We’ll see more conditional evaluation and execution in our notes on control flow.
This is a pretty neat segue into our next topic.
If expressions are only evaluated as-needed, or on demand, or only-if-needed, evaluation is said to be lazy. Otherwise it’s eager.
def first(x, y):
return x
first(f(), g())
Under eager evaluation, both f and g are called, and the results of each are passed to first. Under lazy evaluation, only f gets called. In our example, suppose f() evaluates to 3 and g() to 5. Then:
| Eager | Lazy |
|---|---|
first(f(), g())
= first(3, f())
= first(3, 5)
= 3
|
first(f(), g())
= f()
= 3
|
In the cases where g() crashes or has other side effects, the difference between the two strategies can be a big deal.
Note that evaluation order really only matters when side effects can occur (which is why immutability is preferred!). Side effects are what occurs when a storage location is updated or when files or a database are read from or written to.
Storage locations are denoted by lvalues. They are called lvalues because they can appear on the Left side of an assignment.
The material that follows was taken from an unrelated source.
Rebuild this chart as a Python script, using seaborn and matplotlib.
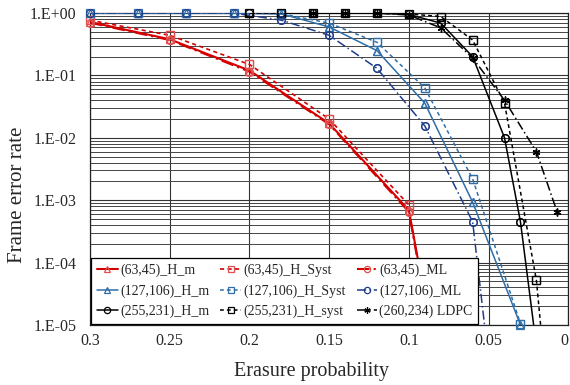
import numpy as np
import pandas as pd
import matplotlib
matplotlib.use("Agg")
import matplotlib.pyplot as plt
import seaborn as sns
from matplotlib.ticker import LogLocator, FuncFormatter, NullFormatter

# ========= Data =========
x_red = [0.30, 0.25, 0.20, 0.15, 0.10, 0.05]
red_hm = [0.72, 0.38, 0.12, 0.017, 6.9e-4, 8e-11]
red_ml = [0.70, 0.37, 0.115, 0.0165, 6.5e-4, 5e-11]
x_red_syst = [0.30, 0.25, 0.20, 0.15, 0.10]
red_syst = [0.77, 0.44, 0.15, 0.020, 8.4e-4]

x_blue = [0.30, 0.27, 0.24, 0.21, 0.18, 0.15, 0.12, 0.09, 0.06, 0.03]
blue_hm = [1.0, 1.0, 1.0, 1.0, 0.97, 0.60, 0.25, 0.036, 9.3e-4, 1.0e-5]
blue_syst = [1.0, 1.0, 1.0, 1.0, 0.98, 0.69, 0.34, 0.063, 2.2e-3, 1.05e-5]
blue_ml = [1.0, 1.0, 1.0, 1.0, 0.77, 0.44, 0.13, 0.0155, 4.5e-4, 1e-10]

x_black_hm = [0.20, 0.18, 0.16, 0.14, 0.12, 0.10, 0.08, 0.06, 0.04, 0.03, 0.02]
black_hm = [1.0, 1.0, 1.0, 1.0, 1.0, 0.95, 0.69, 0.20, 0.010, 4.5e-4, 4.5e-6]
x_black_syst = [0.20, 0.18, 0.16, 0.14, 0.12, 0.10, 0.08, 0.06, 0.04, 0.02, 0.01]
black_syst = [1.0, 1.0, 1.0, 1.0, 1.0, 0.97, 0.88, 0.37, 0.036, 5.2e-5, 1e-7]
x_ldpc = [0.16, 0.14, 0.12, 0.10, 0.08, 0.06, 0.04, 0.02, 0.007]
ldpc = [1.0, 1.0, 1.0, 0.93, 0.58, 0.19, 0.040, 0.006, 6.5e-4]

x_ticks = [0.3, 0.25, 0.2, 0.15, 0.1, 0.05, 0]
x_tick_labels = ["0.3", "0.25", "0.2", "0.15", "0.1", "0.05", "0"]

# ========= Styles =========
RED = "#d40000"
RED_M = "#e05050"
BLUE = "#2f6ea8"
NAVY = "#1f3d8a"
BLACK = "#000000"
solid = "-"
dashed = (0, (2.5, 2))
dashdot = (0, (6, 2, 1, 2))
star = (6, 2, 0)

# legend order: column by column
series = [
    ("(63,45)_H_m", x_red, red_hm, RED, RED_M, solid, "^", 1.5),
    ("(127,106)_H_m", x_blue, blue_hm, BLUE, BLUE, solid, "^", 1.1),
    ("(255,231)_H_m", x_black_hm, black_hm, BLACK, BLACK, solid, "o", 1.1),
    ("(63,45)_H_Syst", x_red_syst, red_syst, RED, RED_M, dashed, "s", 1.2),
    ("(127,106)_H_Syst", x_blue, blue_syst, BLUE, BLUE, dashed, "s", 1.1),
    ("(255,231)_H_syst", x_black_syst, black_syst, BLACK, BLACK, dashed, "s", 1.1),
    ("(63,45)_ML", x_red, red_ml, RED, RED_M, dashdot, "o", 1.5),
    ("(127,106)_ML", x_blue, blue_ml, NAVY, NAVY, dashdot, "o", 1.1),
    ("(260,234) LDPC", x_ldpc, ldpc, BLACK, BLACK, dashdot, star, 1.1),
]

# ========= Plot =========
sns.set_theme(style="white")
plt.rcParams["font.family"] = ["Liberation Serif", "DejaVu Serif"]

fig, ax = plt.subplots(figsize=(5.7, 3.85), dpi=100)
fig.subplots_adjust(left=0.158, right=0.997, top=0.966, bottom=0.156)
ax.set_yscale("log")

handles = []
for label, xs, ys, col, mcol, ls, mk, lw in series:
    df = pd.DataFrame({"p": xs, "fer": ys})
    sns.lineplot(data=df, x="p", y="fer", ax=ax, color=col, linestyle=ls,
                 linewidth=lw, marker=mk, markersize=5.5, markerfacecolor="none",
                 markeredgecolor=mcol, markeredgewidth=0.9, sort=False,
                 estimator=None, label=label, zorder=3)
    handles.append(ax.lines[-1])
    # markers sitting on the top border should not be cut
    inside = df[df["fer"] >= 0.999e-5]
    ax.plot(inside["p"], inside["fer"], linestyle="none", marker=mk, markersize=5.5,
            markerfacecolor="none", markeredgecolor=mcol, markeredgewidth=0.9,
            clip_on=False, zorder=4)

ax.set_xlim(0.3, 0)
ax.set_ylim(1e-5, 1)
ax.set_xticks(x_ticks)
xlabels = ax.set_xticklabels(x_tick_labels)
xlabels[-1].set_horizontalalignment("right")
ax.yaxis.set_major_locator(LogLocator(base=10))
ax.yaxis.set_minor_locator(LogLocator(base=10, subs=np.arange(2, 10)))
ax.yaxis.set_minor_formatter(NullFormatter())
ax.yaxis.set_major_formatter(FuncFormatter(lambda v, p: f"1.E{int(round(np.log10(v))):+03d}"))

ax.grid(which="major", axis="both", color="#333333", linewidth=0.8)
ax.grid(which="minor", axis="y", color="#444444", linewidth=0.7)
ax.tick_params(which="both", length=0, labelsize=11.5)
ax.tick_params(axis="y", pad=10)
ax.tick_params(axis="x", pad=6)
for s in ax.spines.values():
    s.set_color("#222222")
    s.set_linewidth(0.9)

ax.set_xlabel("Erasure probability", fontsize=14.5)
ax.set_ylabel("Frame error rate", fontsize=15)
ax.xaxis.set_label_coords(0.462, -0.12)
ax.yaxis.set_label_coords(-0.132, 0.417)

leg = ax.legend(handles=handles, labels=[s[0] for s in series], ncol=3,
                loc="lower left", bbox_to_anchor=(0.0, 0.0), borderaxespad=0.1,
                fontsize=10, frameon=True, fancybox=False, edgecolor="black",
                framealpha=1, handlelength=1.5, handletextpad=0.15,
                columnspacing=0.8, labelspacing=0.5, borderpad=0.4)
leg.get_frame().set_linewidth(0.9)
for h in leg.legend_handles:
    h.set_markersize(4.5)

fig.savefig("out.png", dpi=100)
Examples in C:
x
x[4]
y[5].p()->q
*(e1 + e2)
*y[6]
An example of an rvalue is 500 (an integer literal).
Sometimes pretty complicated looking expressions can evaluate to lvalues! Examples:
// C++, but not C (x *= 10) += 7
($x < 5 ? $y : $z) = 10;
$x = "dog"; ${$x} = 2; $x = <STDIN> chomp $x; ${$x} = 2;
val x = ref 0; x := 3; x := !x + 1;
Sometimes, lvalues can be made read-only. Examples:
const in C, let in Swift, val in Kotlin, or final in Java.
Sometimes, immutability is the default, and you have to add keywords or symbols to make an lvalue mutable.
A macro is code that gets expanded into new code which then gets compiled and run. In the simplest case, a macro gets expanded into source code, as in this example in C:
#define area(r) (M_PI*(r)*(r)) double f(x) { return 3 / area(x+10); }
but before the program is compiled, the C preprocessor expands the macro, producing:
double f(x) { return 3 / (M_PI*(x+10)*(x+10)); }
#define area(r) M_PI*r*r;Show the expansion of
3/area(x+10).
More examples of C macros:
#define MAX(x, y) ((x) > (y) ? (x) : (y)) #define mientras while #define forever while(1)
C macros operate in source code. The macros of Lisp, Clojure, and Julia are much more sophisticated: these operate on abstract syntax trees. We’ll cover these when we get to metaprogramming.
Several languages allow you to write code that is evaluated at compile time. Zig even uses the keyword comptime. Others have different syntactic forms.
For no good, reason, here’s a bunch of operators, together with their renderings from a few programming languages. Please don’t assume this list is ordered in any particular way or that it is anywhere near complete.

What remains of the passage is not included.